The inorganic pixel-defining layer 151 may cover the first pixel electrode AE1 and the second pixel electrode AE2 in line with the non-emission area BA. For example, the inorganic pixel-defining layer 151 may cover along the first to third portions AE11, AE12, and AE13 of the first pixel electrode AE1 and the first to third portions AE21, AE22, and AE23 of the second pixel electrode AE2. It should be noted that the inorganic pixel-defining layer 151 may be in contact with the second surface 139b of the via layer 139 between the first pixel electrode AE1 and the second pixel electrode AE2 spaced apart from each other.

In some embodiments, the inorganic pixel-defining layer 151 may include a step along the first inclined surface 139c of the first via layer 139. In some embodiments, in some aspects, the inorganic pixel-defining layer 151 may include a step along the third portion AE13 of the first pixel electrode AE1. As described herein, the step included in the inorganic pixel-defining layer 151 may be formed such that the step does not overlap with the tip TIP of the second bank layer 163.

The residual pattern layer 157 may be disposed between the inorganic pixel-defining layer 151 and the pixel electrodes AE1, AE2 and AE3. As described herein, in the display device 30, a temporary protective layer may be disposed between the inorganic pixel-defining layer 151 and the pixel electrodes AE1, AE2 and AE3 and then partially removed during the fabrication process. The portion of the temporary protective layer that is not removed may remain in the display device 10 in the form of a residual pattern layer 157. Accordingly, the residual pattern layers 157 disposed in the emission areas EA1, EA2, and EA3, respectively, may be located in contact with the emissive layers EL1, EL2 and EL3 between the inorganic pixel-defining layer 151 and the pixel electrodes AE1, AE2 and AE3.
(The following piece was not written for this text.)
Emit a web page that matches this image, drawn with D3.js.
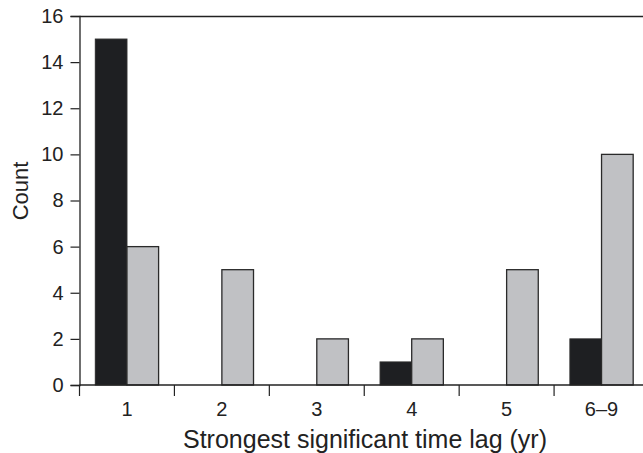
<!DOCTYPE html>
<html>
<head>
<meta charset="utf-8">
<script src="https://cdn.jsdelivr.net/npm/d3@7"></script>
<style>
  body { margin: 0; background: #fff; }
  svg { display: block; font-family: 'Liberation Sans', Arial, sans-serif; }
</style>
</head>
<body>
<svg width="643" height="453"></svg>
<script>
const categories = ['1', '2', '3', '4', '5', '6–9']
const seriesA = [15, 0, 0, 1, 0, 2]   // black
const seriesB = [6, 5, 2, 2, 5, 10]   // gray
const yTicks = [0, 2, 4, 6, 8, 10, 12, 14, 16]

const svg = d3.select('svg')
const mLeft = 79.5, mTop = 16, mBottom = 385, mRight = 649

const x = d3.scaleBand().domain(categories).range([mLeft, mRight])
const y = d3.scaleLinear().domain([0, 16]).range([mBottom, mTop])
const bw = x.bandwidth() / 3
const ink = '#222'

// bars
const g = svg.append('g')
categories.forEach((c, i) => {
    const cx = x(c) + x.bandwidth() / 2
    if (seriesA[i] > 0) {
        g.append('rect')
            .attr('x', cx - bw).attr('y', y(seriesA[i]))
            .attr('width', bw).attr('height', y(0) - y(seriesA[i]))
            .attr('fill', '#1e1f22').attr('stroke', '#2a2a2a').attr('stroke-width', 1)
    }
    if (seriesB[i] > 0) {
        g.append('rect')
            .attr('x', cx).attr('y', y(seriesB[i]))
            .attr('width', bw).attr('height', y(0) - y(seriesB[i]))
            .attr('fill', '#c0c1c4').attr('stroke', '#2a2a2a').attr('stroke-width', 1.3)
    }
})

// frame: top line
svg.append('line')
    .attr('x1', mLeft).attr('x2', 643).attr('y1', mTop + 0.5).attr('y2', mTop + 0.5)
    .attr('stroke', ink).attr('stroke-width', 1.3)

// y axis
const yAxis = svg.append('g')
    .attr('transform', `translate(${mLeft},0)`)
    .call(d3.axisLeft(y).tickValues(yTicks).tickSize(9).tickPadding(7))
yAxis.select('.domain').attr('stroke', ink).attr('stroke-width', 1.3)
yAxis.selectAll('.tick line').attr('stroke', ink).attr('stroke-width', 1.2)
yAxis.selectAll('text').attr('font-size', 20).attr('fill', '#222')

// x axis
const xAxis = svg.append('g')
    .attr('transform', `translate(0,${mBottom})`)
    .call(d3.axisBottom(x).tickSize(0).tickPadding(17))
xAxis.select('.domain').remove()
xAxis.selectAll('text').attr('font-size', 20).attr('fill', '#222')
svg.append('line')
    .attr('x1', mLeft).attr('x2', 643).attr('y1', mBottom).attr('y2', mBottom)
    .attr('stroke', ink).attr('stroke-width', 1.3)
svg.append('g').selectAll('line')
    .data(categories)
    .join('line')
    .attr('x1', d => x(d)).attr('x2', d => x(d))
    .attr('y1', mBottom).attr('y2', mBottom + 11)
    .attr('stroke', ink).attr('stroke-width', 1.2)

// labels
svg.append('text')
    .attr('transform', 'translate(28,191) rotate(-90)')
    .attr('text-anchor', 'middle')
    .attr('font-size', 22).attr('fill', '#222')
    .text('Count')
svg.append('text')
    .attr('x', 365).attr('y', 448)
    .attr('text-anchor', 'middle')
    .attr('font-size', 25).attr('fill', '#222')
    .text('Strongest significant time lag (yr)')
</script>
</body>
</html>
In some embodiments, the residual pattern layer 157 may cover along the pixel electrodes AE1, AE2 and AE3. Referring to FIG. 10, the residual pattern layer 157 may include a first portion 157a overlapping the first portion AE11 of the first pixel electrode AE1, a second portion 157b overlapping the second portion AE12 of the first pixel electrode AE1, and a third portion 157c overlapping the third portion AE13 of the first pixel electrode AE1.

In some embodiments, the residual pattern layer 157 disposed on the first pixel electrode AE1 and the residual pattern layer 157 disposed on the second pixel electrode AE2 may be spaced apart from each other on the second surface 139b of the via layer 139.

In some embodiments, the residual pattern layer 157 may include a step along the first inclined surface 139c of the first via layer 139. As described herein, the step included in the residual pattern layer 157 may be formed such that the step does not overlap with the tip TIP of the second bank layer 163.

While the invention has been particularly shown and described with reference to embodiments thereof, it will be understood by those of ordinary skill in the art that various changes in form and details may be made therein without departing from the spirit or scope of the invention as defined by the following claims.